- _Provided records_

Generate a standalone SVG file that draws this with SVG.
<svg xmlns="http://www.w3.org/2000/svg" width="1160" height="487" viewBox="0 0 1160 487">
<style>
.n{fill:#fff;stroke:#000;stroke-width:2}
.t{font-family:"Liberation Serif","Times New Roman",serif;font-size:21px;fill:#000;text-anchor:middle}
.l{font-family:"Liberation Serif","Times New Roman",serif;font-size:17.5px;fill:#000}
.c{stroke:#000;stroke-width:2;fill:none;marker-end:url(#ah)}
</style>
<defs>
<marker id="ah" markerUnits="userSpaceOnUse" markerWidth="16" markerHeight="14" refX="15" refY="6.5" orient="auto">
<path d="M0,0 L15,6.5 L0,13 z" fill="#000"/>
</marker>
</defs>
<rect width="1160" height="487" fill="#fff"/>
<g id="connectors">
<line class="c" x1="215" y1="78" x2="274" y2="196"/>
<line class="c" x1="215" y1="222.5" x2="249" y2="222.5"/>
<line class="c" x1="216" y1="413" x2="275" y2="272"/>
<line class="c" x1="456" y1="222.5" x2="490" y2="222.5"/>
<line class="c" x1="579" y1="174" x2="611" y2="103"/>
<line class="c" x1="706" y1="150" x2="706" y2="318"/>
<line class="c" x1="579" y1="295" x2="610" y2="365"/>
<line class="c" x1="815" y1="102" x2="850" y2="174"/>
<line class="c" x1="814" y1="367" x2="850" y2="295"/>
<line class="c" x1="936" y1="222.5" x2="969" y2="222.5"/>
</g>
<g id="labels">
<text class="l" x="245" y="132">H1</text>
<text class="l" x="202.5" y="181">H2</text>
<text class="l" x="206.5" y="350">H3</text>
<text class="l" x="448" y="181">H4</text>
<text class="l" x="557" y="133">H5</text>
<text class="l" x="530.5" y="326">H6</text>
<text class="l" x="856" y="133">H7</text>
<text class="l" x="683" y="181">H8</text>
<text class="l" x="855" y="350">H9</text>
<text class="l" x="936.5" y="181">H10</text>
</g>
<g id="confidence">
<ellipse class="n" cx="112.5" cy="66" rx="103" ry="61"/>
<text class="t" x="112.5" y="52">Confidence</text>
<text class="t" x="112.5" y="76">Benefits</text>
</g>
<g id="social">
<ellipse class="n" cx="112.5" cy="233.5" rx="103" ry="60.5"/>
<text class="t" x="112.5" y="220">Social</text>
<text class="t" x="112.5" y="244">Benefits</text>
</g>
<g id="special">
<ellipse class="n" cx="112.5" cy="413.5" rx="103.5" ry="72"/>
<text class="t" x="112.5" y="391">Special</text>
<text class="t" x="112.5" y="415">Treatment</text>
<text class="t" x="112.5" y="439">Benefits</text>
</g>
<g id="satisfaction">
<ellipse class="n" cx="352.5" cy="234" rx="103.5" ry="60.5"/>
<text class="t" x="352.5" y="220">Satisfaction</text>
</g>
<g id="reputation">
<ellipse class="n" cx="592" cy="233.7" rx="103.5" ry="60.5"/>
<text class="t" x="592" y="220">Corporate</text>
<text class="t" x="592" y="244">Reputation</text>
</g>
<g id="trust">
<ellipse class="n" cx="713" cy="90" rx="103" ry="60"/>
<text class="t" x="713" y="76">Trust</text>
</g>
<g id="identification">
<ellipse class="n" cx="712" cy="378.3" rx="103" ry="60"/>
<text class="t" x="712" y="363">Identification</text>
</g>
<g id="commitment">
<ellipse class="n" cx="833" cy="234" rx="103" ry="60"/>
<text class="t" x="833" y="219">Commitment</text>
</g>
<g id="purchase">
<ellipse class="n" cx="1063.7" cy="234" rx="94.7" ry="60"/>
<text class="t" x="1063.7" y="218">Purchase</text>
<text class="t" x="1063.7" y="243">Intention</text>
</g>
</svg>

--

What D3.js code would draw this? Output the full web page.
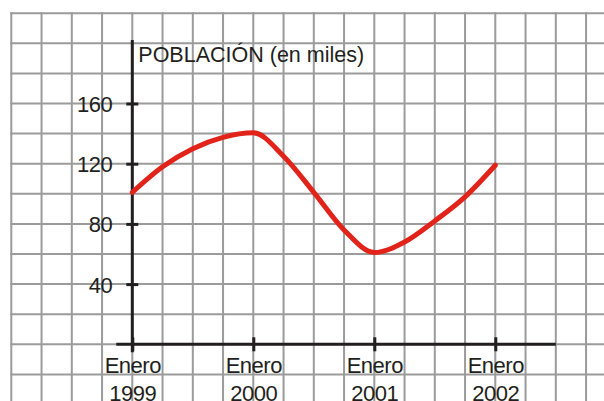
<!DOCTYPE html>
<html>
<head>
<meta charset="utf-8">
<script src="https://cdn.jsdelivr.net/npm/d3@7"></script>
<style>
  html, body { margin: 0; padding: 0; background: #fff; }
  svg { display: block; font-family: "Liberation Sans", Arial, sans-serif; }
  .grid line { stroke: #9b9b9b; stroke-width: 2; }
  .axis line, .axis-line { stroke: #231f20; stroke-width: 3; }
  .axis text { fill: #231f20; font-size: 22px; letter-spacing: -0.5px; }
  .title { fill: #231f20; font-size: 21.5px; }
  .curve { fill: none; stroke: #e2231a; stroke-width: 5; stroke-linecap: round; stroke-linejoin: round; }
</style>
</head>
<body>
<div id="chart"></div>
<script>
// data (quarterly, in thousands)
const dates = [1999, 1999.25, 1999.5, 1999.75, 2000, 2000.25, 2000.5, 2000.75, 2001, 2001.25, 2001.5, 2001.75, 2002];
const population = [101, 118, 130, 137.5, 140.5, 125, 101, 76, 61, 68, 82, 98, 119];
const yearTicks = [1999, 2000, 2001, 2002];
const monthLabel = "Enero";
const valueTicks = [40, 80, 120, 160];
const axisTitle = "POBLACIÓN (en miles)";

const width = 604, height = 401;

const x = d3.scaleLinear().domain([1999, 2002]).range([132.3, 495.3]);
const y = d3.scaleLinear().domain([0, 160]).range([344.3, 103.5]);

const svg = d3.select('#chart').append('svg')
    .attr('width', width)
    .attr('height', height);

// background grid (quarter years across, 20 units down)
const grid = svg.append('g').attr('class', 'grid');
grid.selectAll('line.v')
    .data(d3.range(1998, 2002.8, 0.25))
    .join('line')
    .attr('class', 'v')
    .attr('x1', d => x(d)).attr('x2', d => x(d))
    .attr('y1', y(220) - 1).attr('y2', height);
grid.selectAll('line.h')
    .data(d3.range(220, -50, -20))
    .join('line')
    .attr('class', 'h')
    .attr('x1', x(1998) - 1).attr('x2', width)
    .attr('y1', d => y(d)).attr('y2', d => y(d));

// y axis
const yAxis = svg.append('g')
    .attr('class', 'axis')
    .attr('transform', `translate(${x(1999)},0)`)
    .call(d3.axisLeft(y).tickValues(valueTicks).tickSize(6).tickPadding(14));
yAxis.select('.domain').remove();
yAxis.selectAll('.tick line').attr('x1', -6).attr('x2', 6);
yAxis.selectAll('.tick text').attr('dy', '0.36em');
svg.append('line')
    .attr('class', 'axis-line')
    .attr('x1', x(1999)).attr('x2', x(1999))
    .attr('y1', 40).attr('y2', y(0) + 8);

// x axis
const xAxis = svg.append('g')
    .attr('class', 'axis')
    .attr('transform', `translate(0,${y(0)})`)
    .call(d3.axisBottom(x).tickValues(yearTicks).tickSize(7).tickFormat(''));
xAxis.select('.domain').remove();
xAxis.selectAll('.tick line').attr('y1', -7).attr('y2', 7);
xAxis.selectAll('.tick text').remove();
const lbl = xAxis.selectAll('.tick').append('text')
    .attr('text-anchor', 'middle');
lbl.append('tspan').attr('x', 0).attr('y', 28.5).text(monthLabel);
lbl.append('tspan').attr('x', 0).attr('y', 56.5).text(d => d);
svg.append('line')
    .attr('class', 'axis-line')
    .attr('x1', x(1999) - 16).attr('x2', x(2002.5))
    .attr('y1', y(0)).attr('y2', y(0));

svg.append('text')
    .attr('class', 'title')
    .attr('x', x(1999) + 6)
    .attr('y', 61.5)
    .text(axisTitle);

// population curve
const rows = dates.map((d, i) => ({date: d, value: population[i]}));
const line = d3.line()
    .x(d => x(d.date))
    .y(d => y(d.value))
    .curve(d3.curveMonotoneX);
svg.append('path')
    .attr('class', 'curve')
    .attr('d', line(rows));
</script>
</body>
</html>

- _To be done_
Extract exactly, and only, the lines from the one with "What D3.js code" to the one with "const width = 604, height = 401;", both ends counted. Leave the images behind.

- _Reply_
What D3.js code would draw this? Output the full web page.
<!DOCTYPE html>
<html>
<head>
<meta charset="utf-8">
<script src="https://cdn.jsdelivr.net/npm/d3@7"></script>
<style>
  html, body { margin: 0; padding: 0; background: #fff; }
  svg { display: block; font-family: "Liberation Sans", Arial, sans-serif; }
  .grid line { stroke: #9b9b9b; stroke-width: 2; }
  .axis line, .axis-line { stroke: #231f20; stroke-width: 3; }
  .axis text { fill: #231f20; font-size: 22px; letter-spacing: -0.5px; }
  .title { fill: #231f20; font-size: 21.5px; }
  .curve { fill: none; stroke: #e2231a; stroke-width: 5; stroke-linecap: round; stroke-linejoin: round; }
</style>
</head>
<body>
<div id="chart"></div>
<script>
// data (quarterly, in thousands)
const dates = [1999, 1999.25, 1999.5, 1999.75, 2000, 2000.25, 2000.5, 2000.75, 2001, 2001.25, 2001.5, 2001.75, 2002];
const population = [101, 118, 130, 137.5, 140.5, 125, 101, 76, 61, 68, 82, 98, 119];
const yearTicks = [1999, 2000, 2001, 2002];
const monthLabel = "Enero";
const valueTicks = [40, 80, 120, 160];
const axisTitle = "POBLACIÓN (en miles)";

const width = 604, height = 401;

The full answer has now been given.